◆ SUPPLIED MATERIAL:
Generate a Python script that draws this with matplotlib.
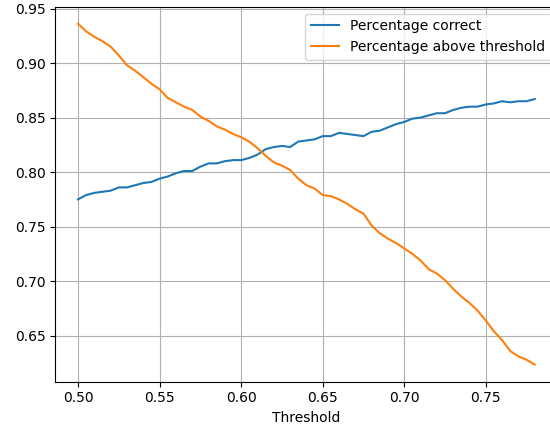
import numpy as np
import matplotlib
matplotlib.use('Agg')
import matplotlib.pyplot as plt

# Пороги и значения
thresholds = [0.500, 0.505, 0.510, 0.515, 0.520, 0.525, 0.530, 0.535, 0.540, 0.545,
              0.550, 0.555, 0.560, 0.565, 0.570, 0.575, 0.580, 0.585, 0.590, 0.595,
              0.600, 0.605, 0.610, 0.615, 0.620, 0.625, 0.630, 0.635, 0.640, 0.645,
              0.650, 0.655, 0.660, 0.665, 0.670, 0.675, 0.680, 0.685, 0.690, 0.695,
              0.700, 0.705, 0.710, 0.715, 0.720, 0.725, 0.730, 0.735, 0.740, 0.745,
              0.750, 0.755, 0.760, 0.765, 0.770, 0.775, 0.780]

pct_correct = [0.775, 0.779, 0.781, 0.782, 0.783, 0.786, 0.786, 0.788, 0.790, 0.791,
               0.794, 0.796, 0.799, 0.801, 0.801, 0.805, 0.808, 0.808, 0.810, 0.811,
               0.811, 0.813, 0.816, 0.821, 0.823, 0.824, 0.823, 0.828, 0.829, 0.830,
               0.833, 0.833, 0.836, 0.835, 0.834, 0.833, 0.837, 0.838, 0.841, 0.844,
               0.846, 0.849, 0.850, 0.852, 0.854, 0.854, 0.857, 0.859, 0.860, 0.860,
               0.862, 0.863, 0.865, 0.864, 0.865, 0.865, 0.867]

pct_above = [0.936, 0.929, 0.924, 0.920, 0.915, 0.907, 0.898, 0.893, 0.887, 0.881,
             0.876, 0.868, 0.864, 0.860, 0.857, 0.851, 0.847, 0.842, 0.839, 0.835,
             0.832, 0.828, 0.822, 0.815, 0.809, 0.806, 0.802, 0.794, 0.788, 0.785,
             0.779, 0.778, 0.775, 0.771, 0.766, 0.762, 0.751, 0.744, 0.739, 0.735,
             0.730, 0.725, 0.719, 0.711, 0.707, 0.701, 0.693, 0.686, 0.680, 0.673,
             0.664, 0.654, 0.646, 0.636, 0.631, 0.628, 0.6235]

fig = plt.figure(figsize=(5.5, 4.29), dpi=100)
ax = fig.add_axes([0.1004, 0.1103, 0.9133, 0.874])

ax.plot(thresholds, pct_correct, label='Percentage correct')
ax.plot(thresholds, pct_above, label='Percentage above threshold')
ax.set_xlabel('Threshold')
ax.grid(True)
ax.legend(loc='upper right')

fig.savefig('out.png', dpi=100)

◆ WRITTEN EXERCISE: All of the lines above should be printed exactly, minus the pictures.

◆ FINAL RESULT:
Generate a Python script that draws this with matplotlib.
import numpy as np
import matplotlib
matplotlib.use('Agg')
import matplotlib.pyplot as plt

# Пороги и значения
thresholds = [0.500, 0.505, 0.510, 0.515, 0.520, 0.525, 0.530, 0.535, 0.540, 0.545,
              0.550, 0.555, 0.560, 0.565, 0.570, 0.575, 0.580, 0.585, 0.590, 0.595,
              0.600, 0.605, 0.610, 0.615, 0.620, 0.625, 0.630, 0.635, 0.640, 0.645,
              0.650, 0.655, 0.660, 0.665, 0.670, 0.675, 0.680, 0.685, 0.690, 0.695,
              0.700, 0.705, 0.710, 0.715, 0.720, 0.725, 0.730, 0.735, 0.740, 0.745,
              0.750, 0.755, 0.760, 0.765, 0.770, 0.775, 0.780]

pct_correct = [0.775, 0.779, 0.781, 0.782, 0.783, 0.786, 0.786, 0.788, 0.790, 0.791,
               0.794, 0.796, 0.799, 0.801, 0.801, 0.805, 0.808, 0.808, 0.810, 0.811,
               0.811, 0.813, 0.816, 0.821, 0.823, 0.824, 0.823, 0.828, 0.829, 0.830,
               0.833, 0.833, 0.836, 0.835, 0.834, 0.833, 0.837, 0.838, 0.841, 0.844,
               0.846, 0.849, 0.850, 0.852, 0.854, 0.854, 0.857, 0.859, 0.860, 0.860,
               0.862, 0.863, 0.865, 0.864, 0.865, 0.865, 0.867]

pct_above = [0.936, 0.929, 0.924, 0.920, 0.915, 0.907, 0.898, 0.893, 0.887, 0.881,
             0.876, 0.868, 0.864, 0.860, 0.857, 0.851, 0.847, 0.842, 0.839, 0.835,
             0.832, 0.828, 0.822, 0.815, 0.809, 0.806, 0.802, 0.794, 0.788, 0.785,
             0.779, 0.778, 0.775, 0.771, 0.766, 0.762, 0.751, 0.744, 0.739, 0.735,
             0.730, 0.725, 0.719, 0.711, 0.707, 0.701, 0.693, 0.686, 0.680, 0.673,
             0.664, 0.654, 0.646, 0.636, 0.631, 0.628, 0.6235]

fig = plt.figure(figsize=(5.5, 4.29), dpi=100)
ax = fig.add_axes([0.1004, 0.1103, 0.9133, 0.874])

ax.plot(thresholds, pct_correct, label='Percentage correct')
ax.plot(thresholds, pct_above, label='Percentage above threshold')
ax.set_xlabel('Threshold')
ax.grid(True)
ax.legend(loc='upper right')

fig.savefig('out.png', dpi=100)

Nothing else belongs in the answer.